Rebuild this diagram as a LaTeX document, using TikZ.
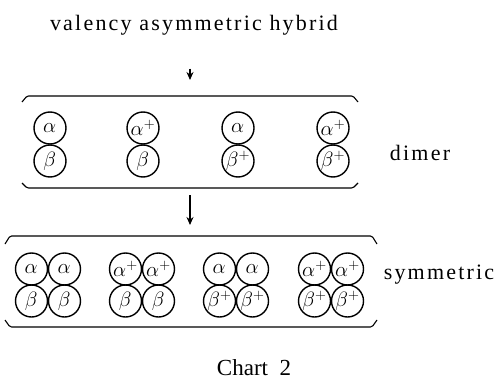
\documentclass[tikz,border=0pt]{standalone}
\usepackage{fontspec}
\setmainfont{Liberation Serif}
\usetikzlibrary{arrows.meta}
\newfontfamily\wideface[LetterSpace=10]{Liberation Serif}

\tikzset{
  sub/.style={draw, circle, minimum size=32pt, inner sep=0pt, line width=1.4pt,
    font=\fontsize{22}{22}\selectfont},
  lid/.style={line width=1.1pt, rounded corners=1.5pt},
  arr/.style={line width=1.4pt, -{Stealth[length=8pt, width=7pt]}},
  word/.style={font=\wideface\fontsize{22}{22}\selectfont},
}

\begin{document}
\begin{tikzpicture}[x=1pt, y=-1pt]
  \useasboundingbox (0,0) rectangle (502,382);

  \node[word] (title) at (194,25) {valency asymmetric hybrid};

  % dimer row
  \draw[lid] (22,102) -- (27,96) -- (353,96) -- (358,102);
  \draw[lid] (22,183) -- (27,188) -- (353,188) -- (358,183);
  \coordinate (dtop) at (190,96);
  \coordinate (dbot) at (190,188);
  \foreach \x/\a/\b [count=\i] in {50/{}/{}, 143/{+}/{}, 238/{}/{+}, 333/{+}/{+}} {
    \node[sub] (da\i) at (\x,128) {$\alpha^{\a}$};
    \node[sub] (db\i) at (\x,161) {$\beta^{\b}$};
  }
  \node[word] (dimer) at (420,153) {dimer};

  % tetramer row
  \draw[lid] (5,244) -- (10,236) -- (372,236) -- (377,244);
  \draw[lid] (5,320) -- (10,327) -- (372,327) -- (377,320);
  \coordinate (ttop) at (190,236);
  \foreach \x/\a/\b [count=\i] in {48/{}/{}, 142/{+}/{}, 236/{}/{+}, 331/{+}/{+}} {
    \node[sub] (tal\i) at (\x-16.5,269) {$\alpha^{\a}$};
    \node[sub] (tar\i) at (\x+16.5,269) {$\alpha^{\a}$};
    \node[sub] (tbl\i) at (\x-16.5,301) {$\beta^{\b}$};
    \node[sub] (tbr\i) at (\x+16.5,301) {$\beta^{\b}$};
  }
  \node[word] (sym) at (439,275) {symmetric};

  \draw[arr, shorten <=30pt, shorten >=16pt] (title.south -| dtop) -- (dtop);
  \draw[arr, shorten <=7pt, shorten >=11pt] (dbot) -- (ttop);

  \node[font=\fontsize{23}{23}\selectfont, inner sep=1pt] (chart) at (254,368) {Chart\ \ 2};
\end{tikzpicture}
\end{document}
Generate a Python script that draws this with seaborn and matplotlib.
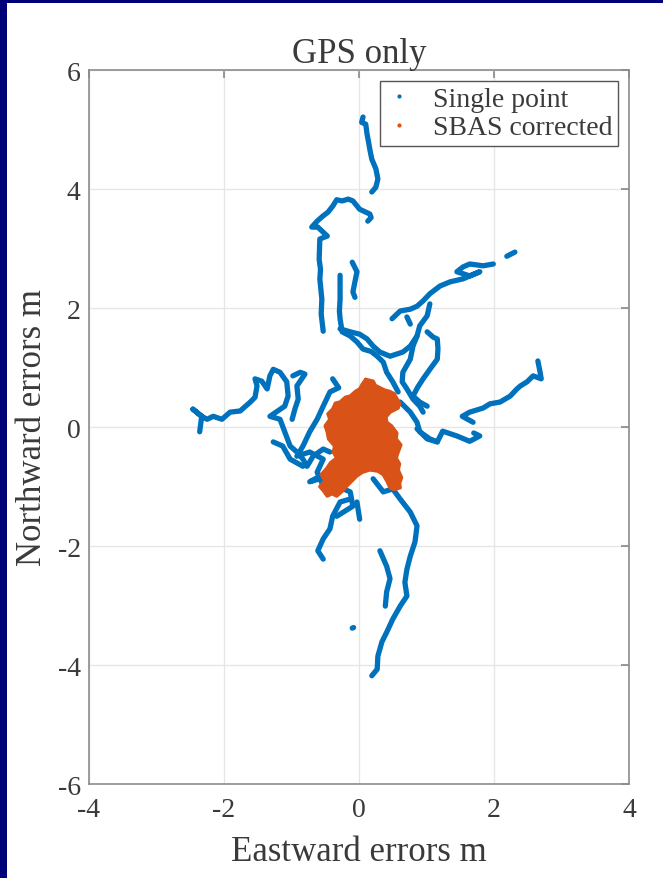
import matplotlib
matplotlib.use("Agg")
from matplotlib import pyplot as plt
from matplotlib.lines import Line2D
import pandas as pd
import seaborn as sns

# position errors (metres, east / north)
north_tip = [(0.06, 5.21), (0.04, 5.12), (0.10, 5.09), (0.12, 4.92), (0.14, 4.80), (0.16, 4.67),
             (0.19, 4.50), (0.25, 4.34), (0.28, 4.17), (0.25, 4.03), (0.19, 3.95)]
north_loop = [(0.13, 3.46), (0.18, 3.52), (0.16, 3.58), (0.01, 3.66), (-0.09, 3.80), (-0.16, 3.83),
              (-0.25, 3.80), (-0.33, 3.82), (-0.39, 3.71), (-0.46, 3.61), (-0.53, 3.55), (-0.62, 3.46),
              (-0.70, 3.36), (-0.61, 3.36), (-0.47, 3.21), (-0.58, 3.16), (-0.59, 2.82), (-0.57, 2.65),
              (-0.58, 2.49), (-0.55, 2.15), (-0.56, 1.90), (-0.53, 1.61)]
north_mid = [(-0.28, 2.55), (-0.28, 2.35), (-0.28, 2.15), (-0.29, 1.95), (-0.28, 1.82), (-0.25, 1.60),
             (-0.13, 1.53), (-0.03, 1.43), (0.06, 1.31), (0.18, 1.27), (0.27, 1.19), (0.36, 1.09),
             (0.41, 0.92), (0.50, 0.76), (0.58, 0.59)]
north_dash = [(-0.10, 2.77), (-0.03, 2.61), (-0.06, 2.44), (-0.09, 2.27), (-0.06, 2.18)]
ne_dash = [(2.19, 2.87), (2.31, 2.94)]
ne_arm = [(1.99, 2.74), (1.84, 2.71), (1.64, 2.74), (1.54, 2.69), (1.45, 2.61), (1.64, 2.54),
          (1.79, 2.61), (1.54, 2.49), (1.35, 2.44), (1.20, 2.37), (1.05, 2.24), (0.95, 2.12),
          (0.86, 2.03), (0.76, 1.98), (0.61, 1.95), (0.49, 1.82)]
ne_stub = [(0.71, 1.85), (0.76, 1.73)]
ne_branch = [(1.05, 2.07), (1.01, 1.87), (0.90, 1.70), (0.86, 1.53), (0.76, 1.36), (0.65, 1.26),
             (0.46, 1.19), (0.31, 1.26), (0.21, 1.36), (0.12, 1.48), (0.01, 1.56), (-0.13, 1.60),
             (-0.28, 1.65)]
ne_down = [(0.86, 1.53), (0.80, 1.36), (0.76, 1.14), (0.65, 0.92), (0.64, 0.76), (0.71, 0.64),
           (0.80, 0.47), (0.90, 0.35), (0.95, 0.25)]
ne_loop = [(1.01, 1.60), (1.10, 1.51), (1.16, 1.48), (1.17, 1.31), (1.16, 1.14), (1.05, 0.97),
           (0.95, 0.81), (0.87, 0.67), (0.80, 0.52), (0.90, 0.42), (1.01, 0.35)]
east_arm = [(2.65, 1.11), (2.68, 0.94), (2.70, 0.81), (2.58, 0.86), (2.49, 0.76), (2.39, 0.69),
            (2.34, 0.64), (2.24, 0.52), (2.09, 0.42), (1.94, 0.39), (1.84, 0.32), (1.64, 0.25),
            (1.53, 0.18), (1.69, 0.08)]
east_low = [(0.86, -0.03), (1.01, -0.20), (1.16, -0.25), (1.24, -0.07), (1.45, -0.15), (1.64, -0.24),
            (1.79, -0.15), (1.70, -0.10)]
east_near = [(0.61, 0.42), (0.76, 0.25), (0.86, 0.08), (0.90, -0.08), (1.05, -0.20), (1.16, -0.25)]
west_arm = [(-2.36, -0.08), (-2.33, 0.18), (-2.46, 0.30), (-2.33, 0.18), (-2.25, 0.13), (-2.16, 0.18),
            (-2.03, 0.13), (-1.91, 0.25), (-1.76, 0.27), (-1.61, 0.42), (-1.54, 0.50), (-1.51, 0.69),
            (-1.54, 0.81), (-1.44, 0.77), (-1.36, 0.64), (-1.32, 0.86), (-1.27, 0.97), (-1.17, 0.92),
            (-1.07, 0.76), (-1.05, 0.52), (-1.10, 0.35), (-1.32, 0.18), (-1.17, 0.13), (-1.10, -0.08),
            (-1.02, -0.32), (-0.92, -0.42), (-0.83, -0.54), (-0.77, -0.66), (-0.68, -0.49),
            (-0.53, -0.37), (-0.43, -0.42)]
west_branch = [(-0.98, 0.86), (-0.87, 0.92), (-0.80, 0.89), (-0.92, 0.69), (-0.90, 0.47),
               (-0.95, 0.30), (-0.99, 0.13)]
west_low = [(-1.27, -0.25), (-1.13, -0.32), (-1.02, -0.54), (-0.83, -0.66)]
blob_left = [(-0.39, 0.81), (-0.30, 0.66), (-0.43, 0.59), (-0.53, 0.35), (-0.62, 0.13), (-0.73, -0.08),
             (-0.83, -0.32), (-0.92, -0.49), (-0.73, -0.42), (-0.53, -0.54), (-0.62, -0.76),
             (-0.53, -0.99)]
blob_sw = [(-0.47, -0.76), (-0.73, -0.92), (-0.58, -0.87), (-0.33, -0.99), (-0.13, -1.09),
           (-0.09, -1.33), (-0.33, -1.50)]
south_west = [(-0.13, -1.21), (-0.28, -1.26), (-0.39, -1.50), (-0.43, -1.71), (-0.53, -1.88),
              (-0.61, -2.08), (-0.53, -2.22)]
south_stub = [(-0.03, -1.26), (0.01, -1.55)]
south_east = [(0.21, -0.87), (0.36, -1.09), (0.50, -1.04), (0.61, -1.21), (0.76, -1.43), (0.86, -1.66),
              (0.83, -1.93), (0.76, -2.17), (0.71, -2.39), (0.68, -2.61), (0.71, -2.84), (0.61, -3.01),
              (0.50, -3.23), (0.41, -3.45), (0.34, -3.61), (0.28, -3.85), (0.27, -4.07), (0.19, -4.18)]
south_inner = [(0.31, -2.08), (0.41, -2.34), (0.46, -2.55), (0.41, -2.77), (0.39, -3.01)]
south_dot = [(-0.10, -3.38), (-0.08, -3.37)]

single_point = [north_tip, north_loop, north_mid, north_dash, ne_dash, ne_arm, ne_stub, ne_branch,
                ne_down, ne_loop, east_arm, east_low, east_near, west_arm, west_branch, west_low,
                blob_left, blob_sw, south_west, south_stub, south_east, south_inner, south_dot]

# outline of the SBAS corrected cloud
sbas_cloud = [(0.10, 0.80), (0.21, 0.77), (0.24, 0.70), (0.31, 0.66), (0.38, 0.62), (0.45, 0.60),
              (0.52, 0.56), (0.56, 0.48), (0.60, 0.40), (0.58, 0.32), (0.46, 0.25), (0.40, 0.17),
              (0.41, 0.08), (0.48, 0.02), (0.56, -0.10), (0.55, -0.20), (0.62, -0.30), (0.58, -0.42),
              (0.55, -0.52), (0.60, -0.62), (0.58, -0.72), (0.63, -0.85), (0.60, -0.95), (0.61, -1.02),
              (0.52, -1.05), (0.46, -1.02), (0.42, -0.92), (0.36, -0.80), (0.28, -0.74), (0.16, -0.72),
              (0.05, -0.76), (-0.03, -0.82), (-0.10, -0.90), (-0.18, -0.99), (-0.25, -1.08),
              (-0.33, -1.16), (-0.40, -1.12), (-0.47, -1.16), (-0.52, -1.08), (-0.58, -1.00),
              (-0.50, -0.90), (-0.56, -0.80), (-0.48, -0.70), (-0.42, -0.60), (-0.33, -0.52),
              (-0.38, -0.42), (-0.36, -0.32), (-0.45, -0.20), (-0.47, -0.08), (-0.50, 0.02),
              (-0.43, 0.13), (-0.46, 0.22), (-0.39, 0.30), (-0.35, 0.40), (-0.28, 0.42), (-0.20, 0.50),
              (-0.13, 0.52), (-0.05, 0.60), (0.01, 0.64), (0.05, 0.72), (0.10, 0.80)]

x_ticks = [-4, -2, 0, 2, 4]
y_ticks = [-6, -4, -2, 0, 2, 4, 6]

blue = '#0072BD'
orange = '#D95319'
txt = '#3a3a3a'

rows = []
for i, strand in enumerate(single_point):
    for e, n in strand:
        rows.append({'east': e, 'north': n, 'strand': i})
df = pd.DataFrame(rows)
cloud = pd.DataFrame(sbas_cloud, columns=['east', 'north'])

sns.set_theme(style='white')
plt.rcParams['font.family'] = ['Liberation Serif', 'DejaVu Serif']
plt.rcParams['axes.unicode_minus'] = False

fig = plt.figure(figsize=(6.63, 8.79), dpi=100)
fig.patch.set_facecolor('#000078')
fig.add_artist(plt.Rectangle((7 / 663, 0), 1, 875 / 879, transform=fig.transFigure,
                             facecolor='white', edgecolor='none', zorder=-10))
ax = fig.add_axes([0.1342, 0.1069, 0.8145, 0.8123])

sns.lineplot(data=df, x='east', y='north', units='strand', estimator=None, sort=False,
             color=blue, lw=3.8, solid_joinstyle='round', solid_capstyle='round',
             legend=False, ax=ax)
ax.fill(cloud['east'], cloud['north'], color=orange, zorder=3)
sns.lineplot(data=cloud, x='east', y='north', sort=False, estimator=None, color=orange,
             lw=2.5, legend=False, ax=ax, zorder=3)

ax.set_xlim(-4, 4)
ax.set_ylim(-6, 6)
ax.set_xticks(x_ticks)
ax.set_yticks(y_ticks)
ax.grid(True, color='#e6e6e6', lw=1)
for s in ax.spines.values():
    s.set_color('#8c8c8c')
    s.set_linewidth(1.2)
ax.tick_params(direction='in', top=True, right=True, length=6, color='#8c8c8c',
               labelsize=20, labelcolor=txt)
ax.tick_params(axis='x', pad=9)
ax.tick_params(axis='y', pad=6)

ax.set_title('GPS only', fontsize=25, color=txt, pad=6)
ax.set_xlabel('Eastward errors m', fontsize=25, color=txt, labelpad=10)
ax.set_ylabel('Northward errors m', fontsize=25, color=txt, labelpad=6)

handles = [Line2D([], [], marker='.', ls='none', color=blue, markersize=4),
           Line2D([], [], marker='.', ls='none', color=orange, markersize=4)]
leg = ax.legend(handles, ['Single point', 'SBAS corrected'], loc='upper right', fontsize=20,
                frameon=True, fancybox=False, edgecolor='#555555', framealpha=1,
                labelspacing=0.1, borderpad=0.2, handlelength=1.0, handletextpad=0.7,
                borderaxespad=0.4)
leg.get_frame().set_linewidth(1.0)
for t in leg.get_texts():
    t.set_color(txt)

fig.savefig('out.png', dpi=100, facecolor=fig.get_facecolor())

### Set exercise
Without the pictures, give again exactly the lines above starting at the line containing "Generate a Python" and ending at the line containing "import seaborn as sns".

### Exercise response
Generate a Python script that draws this with seaborn and matplotlib.
import matplotlib
matplotlib.use("Agg")
from matplotlib import pyplot as plt
from matplotlib.lines import Line2D
import pandas as pd
import seaborn as sns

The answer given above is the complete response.